Abstract

Mrs Carol Savage had been detained under section 3 of the Mental Health Act, 1983 for treatment for paranoid schizophrenia on an open psychiatric ward at Runwell Hospital, operated by the Trust. She had a long history of mental health issues with a number of inpatient admissions. Since 16 March 2004, when her final admission began, she had made various attempts to leave. On 5 July 2004, she succeeded in absconding, walked two miles to a railway station and jumped in front of a train, suffering fatal injuries.
Her daughter commenced proceedings against the Trust not in negligence, but rather alleging infringements of the Human Rights Act, 1998. Specifically, she claimed breach of Article 2 (right to life) and Article 8 (right to respect for private and family life). The Trust applied for determination of a preliminary issue, namely the proper test in law to establish a breach of Article 2, and for summary judgment.
The trial judge, Swift J, held that the test was at least one of gross negligence, i.e. such as to enable a charge of manslaughter to be brought. It was accepted by the Claimant's representatives that there had been no gross negligence in this case and therefore the claim was struck out. Further details of that decision are reported in the May 2007 issue of Healthcare and Law Digest (pages 125–6). The Claimant appealed.
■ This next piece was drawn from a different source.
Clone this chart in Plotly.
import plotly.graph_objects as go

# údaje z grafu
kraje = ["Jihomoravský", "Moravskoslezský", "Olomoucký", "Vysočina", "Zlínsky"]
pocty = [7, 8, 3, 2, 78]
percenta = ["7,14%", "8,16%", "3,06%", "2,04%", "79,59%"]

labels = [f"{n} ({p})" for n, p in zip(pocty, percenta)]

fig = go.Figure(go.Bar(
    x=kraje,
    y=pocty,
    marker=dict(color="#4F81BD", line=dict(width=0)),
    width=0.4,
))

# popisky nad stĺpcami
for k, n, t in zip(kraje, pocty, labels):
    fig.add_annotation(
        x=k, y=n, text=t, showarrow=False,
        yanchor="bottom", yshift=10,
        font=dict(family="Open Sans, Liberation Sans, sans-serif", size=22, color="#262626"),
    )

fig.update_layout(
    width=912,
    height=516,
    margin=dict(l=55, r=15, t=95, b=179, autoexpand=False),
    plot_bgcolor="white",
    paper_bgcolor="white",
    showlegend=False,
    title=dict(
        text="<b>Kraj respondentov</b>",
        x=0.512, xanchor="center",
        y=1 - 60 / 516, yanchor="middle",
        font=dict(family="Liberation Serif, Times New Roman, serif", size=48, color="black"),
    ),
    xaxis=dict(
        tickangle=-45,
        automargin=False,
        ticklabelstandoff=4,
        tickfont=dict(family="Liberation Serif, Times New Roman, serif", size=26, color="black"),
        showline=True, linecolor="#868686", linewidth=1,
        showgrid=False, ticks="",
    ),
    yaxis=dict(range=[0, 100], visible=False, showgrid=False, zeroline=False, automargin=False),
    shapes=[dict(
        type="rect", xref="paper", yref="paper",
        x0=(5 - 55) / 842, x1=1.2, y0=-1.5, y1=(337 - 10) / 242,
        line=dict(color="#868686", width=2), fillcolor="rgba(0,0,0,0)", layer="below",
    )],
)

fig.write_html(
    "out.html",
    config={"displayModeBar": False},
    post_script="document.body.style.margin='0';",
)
MIND, the mental health charity, was granted permission to make written representations.
On giving the judgment of the court, the Master of the Rolls observed that there was no English medical negligence case identifying the test for the substantive duty under Article 2. However, in R (Takoushis) v Inner North London Coroner [2006] 1 WLF 461, he had specifically approved, albeit not as part of the decision in that case, the comment of Richards J in R (Goodson) v Bedfordshire and Luton Coroner [2006] 1 WLR 432: ‘Simple negligence in the care and treatment of a patient in hospital, resulting in the patient's death, is not sufficient in itself to amount to a breach of the state's positive obligations under Article 2 to protect life.’
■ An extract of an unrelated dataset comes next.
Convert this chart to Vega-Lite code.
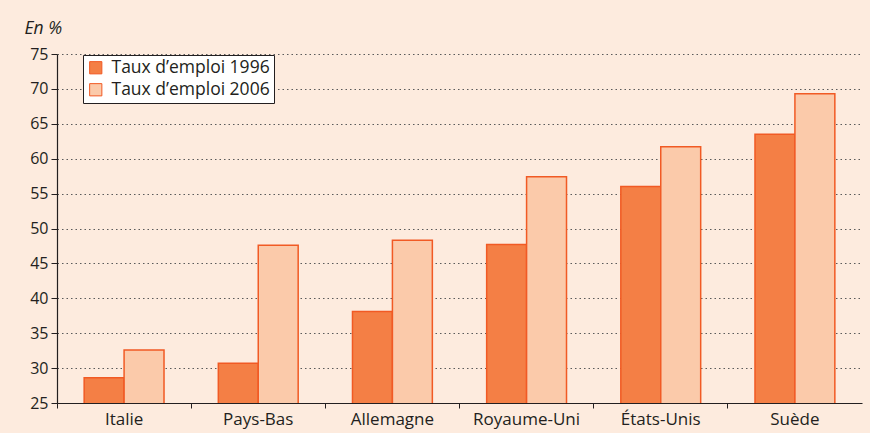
{
  "$schema": "https://vega.github.io/schema/vega-lite/v6.json",
  "autosize": {"type": "none"},
  "width": 805,
  "height": 349,
  "padding": {"left": 57, "top": 54, "right": 8, "bottom": 30},
  "background": "#FDEBDE",
  "config": {
    "view": {"stroke": null},
    "font": "Open Sans"
  },
  "data": {
    "values": [
      {"pays": "Italie", "serie": "Taux d’emploi 1996", "taux": 28.6},
      {"pays": "Italie", "serie": "Taux d’emploi 2006", "taux": 32.6},
      {"pays": "Pays-Bas", "serie": "Taux d’emploi 1996", "taux": 30.7},
      {"pays": "Pays-Bas", "serie": "Taux d’emploi 2006", "taux": 47.6},
      {"pays": "Allemagne", "serie": "Taux d’emploi 1996", "taux": 38.1},
      {"pays": "Allemagne", "serie": "Taux d’emploi 2006", "taux": 48.3},
      {"pays": "Royaume-Uni", "serie": "Taux d’emploi 1996", "taux": 47.7},
      {"pays": "Royaume-Uni", "serie": "Taux d’emploi 2006", "taux": 57.4},
      {"pays": "États-Unis", "serie": "Taux d’emploi 1996", "taux": 56.0},
      {"pays": "États-Unis", "serie": "Taux d’emploi 2006", "taux": 61.7},
      {"pays": "Suède", "serie": "Taux d’emploi 1996", "taux": 63.5},
      {"pays": "Suède", "serie": "Taux d’emploi 2006", "taux": 69.3}
    ]
  },
  "mark": {"type": "bar", "stroke": "#F15A24", "strokeWidth": 1.5, "clip": true},
  "encoding": {
    "x": {
      "field": "pays",
      "type": "nominal",
      "sort": ["Italie", "Pays-Bas", "Allemagne", "Royaume-Uni", "États-Unis", "Suède"],
      "scale": {"paddingInner": 0, "paddingOuter": 0},
      "axis": {
        "title": null,
        "labelAngle": 0,
        "bandPosition": 0,
        "labelFontSize": 17,
        "labelColor": "#231F20",
        "labelPadding": 3,
        "tickSize": 5,
        "tickColor": "#231F20",
        "domainColor": "#231F20",
        "domainWidth": 1.2,
        "grid": false
      }
    },
    "xOffset": {
      "field": "serie",
      "type": "nominal",
      "scale": {"paddingInner": 0, "paddingOuter": 0.68}
    },
    "y": {
      "field": "taux",
      "type": "quantitative",
      "scale": {"domain": [25, 75], "nice": false, "zero": false},
      "axis": {
        "title": "En %",
        "titleAngle": 0,
        "titleFontStyle": "italic",
        "titleFontWeight": "normal",
        "titleFontSize": 17.5,
        "titleColor": "#231F20",
        "titleAlign": "left",
        "titleBaseline": "alphabetic",
        "titleX": -33,
        "titleY": -21,
        "values": [25, 30, 35, 40, 45, 50, 55, 60, 65, 70, 75],
        "labelFontSize": 16,
        "labelColor": "#231F20",
        "labelPadding": 3,
        "tickSize": 6,
        "tickColor": "#231F20",
        "domainColor": "#231F20",
        "domainWidth": 1.2,
        "grid": true,
        "gridColor": "#5A5A5A",
        "gridDash": [1.5, 3],
        "gridWidth": 1.2
      }
    },
    "color": {
      "field": "serie",
      "type": "nominal",
      "scale": {"range": ["#F47F45", "#FBCAAA"]},
      "legend": {
        "title": null,
        "orient": "none",
        "legendX": 26,
        "legendY": 1,
        "fillColor": "#FFFFFF",
        "strokeColor": "#231F20",
        "padding": 4,
        "symbolType": "square",
        "symbolSize": 150,
        "symbolStrokeColor": "#F15A24",
        "symbolStrokeWidth": 1,
        "labelFontSize": 17.5,
        "labelColor": "#231F20",
        "labelOffset": 7,
        "rowPadding": 3
      }
    }
  }
}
In Takoushis he had gone on to state: ‘In our opinion there is an important distinction between those who are detained by the state and those who are not’. Partly based on that comment, those acting for the present Claimant maintained that the same test should be adopted in this case as if the deceased were to have been detained in prison.
There had been a stark contrast between the approach of the Strasbourg court in custody and hospital cases until its December 2006 decision in Tarariyeva v Russia, where the Claimant was convicted of causing grievous bodily harm. He was sentenced to six years imprisonment at a ‘correctional’ facility. All his medicines were removed from him and no medical assistance was provided. He was for a time transferred to a civilian hospital, but on return to prison he died. It was held that the Russian state had failed to protect Mr Tarariyeva, with defective surgery at the public hospital, a return to prison despite postoperative complications, the withholding of crucial details of the surgery and inadequate medical facilities in the prison. Breach of Article 2 had been made out.
This case was of significance because it showed that the state might be liable under Article 2 in respect of a death caused by negligent acts at a civilian hospital in the case of a prisoner.
Overall, the principles laid down by Strasbourg in Osman v UK [1998] 29 EHRR 245, albeit a police case, were relevant to the present claim. The position of a mental health patient detained under section 3 of the Mental Health Act was more akin to that of a person detained in prison than to an ordinary patient in a hospital, whether that patient is receiving treatment for mental health problems or otherwise.
The critical point was that prisoners and detained patients were both particularly vulnerable. Both were under the control of the state in a way in which ordinary patients were not. Voluntary patients, including mental patients, were vulnerable in a different way from that in which those detained by the state were vulnerable. It would not be right to regard those detained under section 3 and housed in an unlocked ward in a different way from those housed in a locked ward.
The relevant test in a case of this kind was the Osman test: in order to establish a breach of Article 2, the Claimant must show that at the material time the Trust knew or ought to have known of the existence of a real and immediate risk to the life of Mrs Savage from self-harm and that it failed to take measures within the scope of its powers which, judged reasonably, might have been expected to avoid that risk. The action would therefore have to proceed to trial.
Jenni Richards (instructed by Bindmans) appeared for the Claimant. Edward Faulks QC and Angus McCullough (instructed by Bevan Brittan) appeared for the Trust. Paul Bowen and Alison Gerry (instructed by MIND) appeared for MIND.
Comment
This was a very disappointing outcome for the NHS. Sectioned patients have been linked to prisoners rather than to ‘ordinary’ patients in terms of their rights under Article 2. This can only lead to an escalation in claims against the NHS.
While there might be superficial similarities between prisoners and those sectioned under the Mental Health Act, there is surely a major distinction: the former are incarcerated at least in part for punitive reasons, whereas the latter are detained so that they may receive treatment. To equate the two is therefore arguably misleading and inappropriate. It remains to be seen if the House of Lords will be interested in hearing the issues.